June 17 was the first anniversary of the federal government’s approval of the Enbridge - Northern Gateway Pipelines Project.

The Fort St. James Sustainability Group met at Cottonwood Park to talk to members of the community about where First Nations and support groups stand as Enbridge is set to file submissions on some of the 209 conditions applied by the National Energy Board.

Enbridge is also working to progress through the five conditions set out by the government of British Columbia.

Brenda Gouglas, Fort St. James Sustainability Group member, said one of those submissions should be filed today for the pipeline and marine environmental effect monitoring program.

Monitoring for submissions

“Right now I’m monitoring for the submissions that Enbridge is making to the National Energy Board (NEB). Along with approval there were 209 conditions that the NEB attached to that certificate of necessity. In the last year Enbridge has fulfilled none of those.”

“They are two separate (programs), one for the marine and one for the pipeline portion and that should be filed today,” she said. “There’s another coming up July 1, that one is the report on how many shippers they have confirmed … this will be their third report and the first two (reports) they said they have no one for shippers.”

Gouglas said the focus of the event at Cottonwood Park was also partly a fundraiser that is ongoing province wide to raise the money required for legal fees for the 13 groups with court cases against Northern Gateway which include First Nations, conservation organizations and Unifor which are set to begin in October this year.

“That’s our second fund-raiser, we also did one last year for Nak’azdli and Nadleh court cases,” she said. “There are a number of First Nations and environmental groups in the union that are taking the government to court over the decision on the Northern Gateway Project.”

Fort St. James is directly along the proposed pipeline route. Northern communities and First Nations have stood together to protect their lands, Gouglas said. She added, “The municipality held a community-wide survey in 2012 that also included the bands. (The survey) came out something like 87 per cent of the people that took part wanted mayor and council to take a stand in opposition to the pipeline.”

“The municipality wrote a letter to the joint review panel of the National Energy Board to let them know they were in unanimous opposition to the project and that still stands today,” she said.

“It is not up to Enbridge or the federal government to decide, it is up to the people who live here and they have unequivocally said ‘No’,” Gerald Amos, Chair of the Friends of Wild Salmon coalition, stated in a news release. “Coastal First Nations have a tanker ban through their waters and the Save the Fraser Declaration bans tar sands oil over land.”

“The Skeena watershed has a history of defending our wild salmon.
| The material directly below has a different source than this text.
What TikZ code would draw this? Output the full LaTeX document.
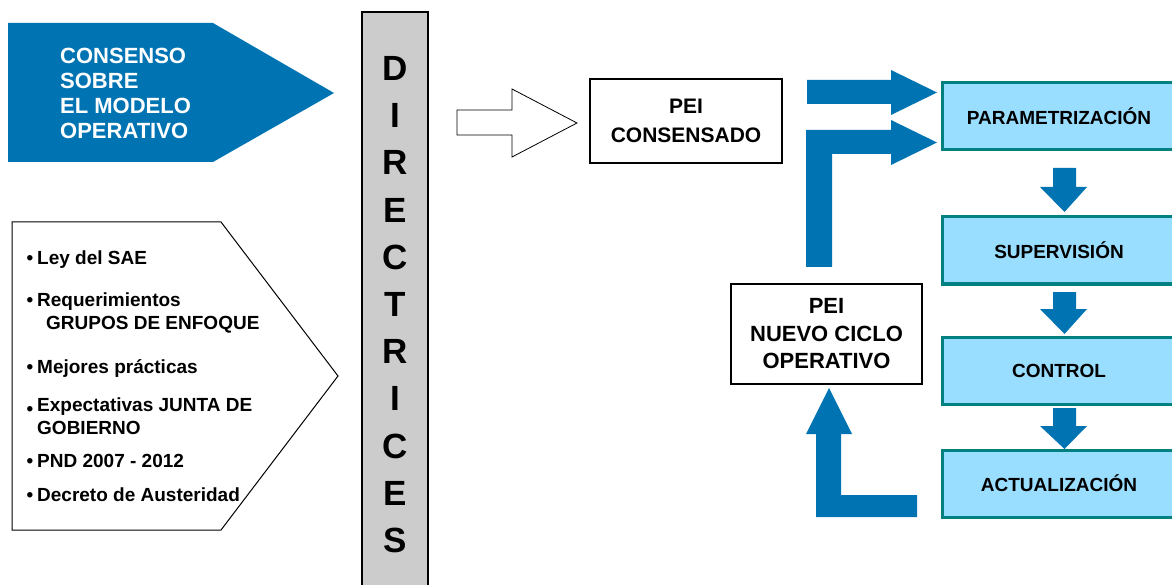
\documentclass[tikz,border=0pt]{standalone}
\usepackage{fontspec}
\setmainfont{Liberation Sans}
\definecolor{pblue}{HTML}{0074B2}
\definecolor{lblue}{HTML}{99DDFF}
\definecolor{tealb}{HTML}{008080}
\definecolor{barg}{HTML}{CCCCCC}
\begin{document}
\begin{tikzpicture}[x=1pt,y=-1pt,
  bluearrow/.style={fill=pblue,draw=none},
  lbox/.style={draw=tealb,line width=3pt,fill=lblue,minimum width=234pt,minimum height=67pt,inner sep=0pt,font=\bfseries\fontsize{19}{22}\selectfont},
  wbox/.style={draw=black,fill=white,inner sep=0pt,align=center},
  bul/.style={anchor=base west,inner sep=0pt,font=\bfseries\fontsize{19}{23}\selectfont},
  letter/.style={inner sep=0pt,text height=25pt,text depth=0pt,font=\bfseries\fontsize{35}{40}\selectfont}]
\useasboundingbox (0,0) rectangle (1172,585);

% blue pentagon
\fill[pblue] (8,23) -- (213,23) -- (334,93) -- (213,162) -- (8,162) -- cycle;
\node[anchor=west,align=left,inner sep=0pt,text=white,font=\bfseries\fontsize{22}{25}\selectfont] (cons) at (60,93.5)
  {CONSENSO\\SOBRE\\EL MODELO\\OPERATIVO};

% bullet pentagon
\draw[line width=1pt] (12,222) -- (221,222) -- (338,376) -- (221,530) -- (12,530) -- cycle;
\node[bul] (b1) at (37,264.8) {\llap{•\hspace{4pt}}Ley del SAE};
\node[bul] (b2) at (37,306.8) {\llap{•\hspace{4pt}}Requerimientos};
\node[bul] (b2b) at (46,329.8) {GRUPOS DE ENFOQUE};
\node[bul] (b3) at (37,373.8) {\llap{•\hspace{4pt}}Mejores prácticas};
\node[bul] (b4) at (37,411.8) {\llap{\raisebox{-4pt}{•}\hspace{4pt}}Expectativas JUNTA DE};
\node[bul] (b4b) at (37,434.8) {GOBIERNO};
\node[bul] (b5) at (37,467.8) {\llap{•\hspace{4pt}}PND 2007 - 2012};
\node[bul] (b6) at (37,501.8) {\llap{•\hspace{4pt}}Decreto de Austeridad};

% DIRECTRICES bar
\draw[fill=barg,line width=2pt] (362,12) rectangle (428,600);
\foreach \l [count=\i] in {D,I,R,E,C,T,R,I,C,E,S}
  \node[letter] (d\i) at (395,{68+47.2*(\i-1)}) {\l};

% hollow arrow
\draw[fill=white,line width=0.8pt] (457,110) -- (512,110) -- (512,89) -- (577,123) -- (512,157) -- (512,135) -- (457,135) -- cycle;

% PEI CONSENSADO
\node[wbox,line width=1.5pt,minimum width=192pt,minimum height=84pt,font=\bfseries\fontsize{21}{29}\selectfont] (peic) at (686,121) {PEI\\CONSENSADO};

% PEI NUEVO CICLO
\node[wbox,line width=2pt,minimum width=191pt,minimum height=100pt,font=\bfseries\fontsize{22}{27.5}\selectfont] (pein) at (826.5,334) {PEI\\NUEVO CICLO\\OPERATIVO};

% light blue boxes
\node[lbox] (par) at (1059,116.5) {PARAMETRIZACIÓN};
\node[lbox] (sup) at (1059,250.5) {SUPERVISIÓN};
\node[lbox] (con) at (1059,370.5) {CONTROL};
\node[lbox] (act) at (1059,483.5) {ACTUALIZACIÓN};

% blue arrows
\fill[bluearrow] (807,80) -- (891,80) -- (891,70) -- (937,92.5) -- (891,115) -- (891,104) -- (807,104) -- cycle;
\fill[bluearrow] (806,267) -- (806,130) -- (891,130) -- (891,120) -- (937,142.5) -- (891,165) -- (891,154) -- (832,154) -- (832,267) -- cycle;
\foreach \t/\b/\p in {168/187/212, 292/309/334, 408/426/449}
  \fill[bluearrow] (1053,\t) -- (1076,\t) -- (1076,\b) -- (1087,\b) -- (1064.5,\p) -- (1040,\b) -- (1053,\b) -- cycle;
\fill[bluearrow] (829,388) -- (852,434) -- (841,434) -- (841,495) -- (917,495) -- (917,517) -- (816,517) -- (816,434) -- (806,434) -- cycle;
\end{tikzpicture}
\end{document}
We stopped fish farms on the North Coast, coalbed methane drilling in the Sacred Headwaters, and we will stop Enbridge. From Haida Gwaii to Terrace to Fort St. James, communities have said no and will continue to say no until this project is dead for good”, stated Amos.

Gouglas, said she has been involved since about 2008, when Enbridge first came to council to talk to the community about the project they would be filing in 2010.

Across the north and throughout the province communities came together in a ‘Week to End Enbridge’ from June 13 - 21, organizing fundraisers to support First Nation legal fees.

Environment Minister Mary Polak discussed plans June 15 to bring in a method for dealing with land-based oil spills and has committed to legislation which would see the creation of an industry-funded department with the capability to handle spills on land. Meeting this condition would mean that four government set conditions remain. Those four conditions are; a world-leading marine response, fair share of revenue to B.C., for the risks assumed and most importantly a First Nations buy-in to the project.

Gouglas said the past unanimous opposition to the project that still stands today means Fort St. James groups will likely continue to oppose the project.“There seems to be no appetite whatsoever to revisit (the project), because of the education that our community has seen.”